Voiceengine ec with stereo playback support

sanebow · May 13, 2021, 2:44pm

The voiceengine ec is a very nice echo cancellation choice on Pi.

I noticed that it only support mono playback while the speexdsp echo canceller it depends on actually support multichannel echo cancellation. So I modified it a bit and made a fork. I also fixed some bugs and add more controls:

I made some changes to make it more controllable.

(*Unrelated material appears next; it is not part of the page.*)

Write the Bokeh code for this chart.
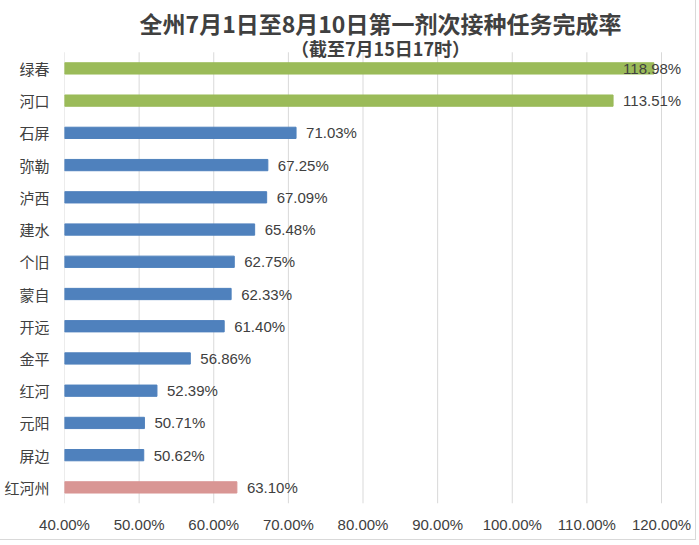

Add -p. Can now specify number of playback channels, so we can play stereo audio.
Add -l. Can set frame length (in ms). By default it is 10 ms, but speex document recommand 20 ms.
Change the filter length option -f to ms. Original is frame count.
Change the delay option -d to ms. Original is frame count (could be a bug as in the doc says it’s ms).

Usage:
 ec [options]
Options:
 -i PCM            playback PCM (default)
 -o PCM            capture PCM (default)
 -r rate           sample rate (16000)
 -c channels       recording channels (2)
 -p channels       playback channels (1)
 -b size           buffer size (262144)
 -d delay          system delay in ms between playback and capture (0)
 -f filter_len_ms  AEC filter length in ms (256)
 -l frame_len_ms   frame length in ms (10)
 -s                save audio to /tmp/playback.raw, /tmp/recording.raw and /tmp/out.raw
 -D                daemonize
 -h                display this help text

If anyone is using the voiceengine ec you may try this and feedback.

rolyan_trauts · May 13, 2021, 9:08pm

Its been a while since I looked but once you get it going really it does do a really good job of attenuation at quite high levels of echo.
Suffers with high energy such as bass but all seem to do.

Pulse audio webrtc I thought was completely broke but it does work and does cancellation but only to quite a low threshold and then fails.

I seem to remember in the sub folders there is a utility to test the delay parameter and I think its frames.
It took me some serious head scratching how to use it and still wasn’t if it should be start of frame or center.

github.com

voice-engine/ec/blob/master/util/get_delay.py


import sys
import wave
import numpy as np


if len(sys.argv) != 3:
    print('Usage: {} near.wav far.wav'.format(sys.argv[0]))
    sys.exit(1)


near = wave.open(sys.argv[1], 'rb')
far = wave.open(sys.argv[2], 'rb')
rate = near.getframerate()

channels = near.getnchannels()

N = rate

This file has been truncated. show original

Also the code and again my memory but seemed to think the frame & tail should be ^2 as with FFT its optimum the Speex docs do mention this.
So rather than a division maybe choice in steps of ^2

Also I always had to pipe through a loopback as unless you continously record EC halts and you have to restart but always used simple audio hardware that was minus a hardware loopback.

Its a great little utility that can have a huge effect on the ability to ‘barge-in’ and is underused because its far from easy to set up.

I think its the frames length which is set by ms which is dependent on SR but really with FFT should be a power of 2.

Also again on Raspberry and debian strangely Speexdsp even after all this time is a RC and usually update https://github.com/StuartIanNaylor/Alsa-plugins-speex-update

Also I did wonder if speex could be recompiled and optimised for 64bit and other FFT libs but my efforts failed the make file seems quite unforgiving and above my safety zone.

That util for the delay could be made a little more friendly as I did work it out eventually and you have to convert from frames to ms (it may of even been samples).
Setup as well as prob could be automated as you say it really is a nice echo cancellation on the Pi that runs well with reasonably low load even for a Pi3A+

sanebow · May 14, 2021, 1:26am

Yes I also notice that in speex documentation. Right now I set frame to 16ms so it’s ^2. But for tail I test with different values and it seems there’s not much difference whether it’s ^2 or not.

Also tried the get_delay.py before but it seems the correlation result is not very accurate. Currently I use the -s of ec to dump playback and recording into audacity and do measures myself.

rolyan_trauts · May 14, 2021, 1:49am

I never did check how accurate as took long enough to work it out and just went for that as the delay if approx right seems to make little difference.

I don’t think the filter length (tail) matter too much in terms of power ^2 just getting the balance right of size.
The frame_len I think should be ^2 and I think my old ears did think that 128 or 256 sounded optimal but it was last year and would have to look again.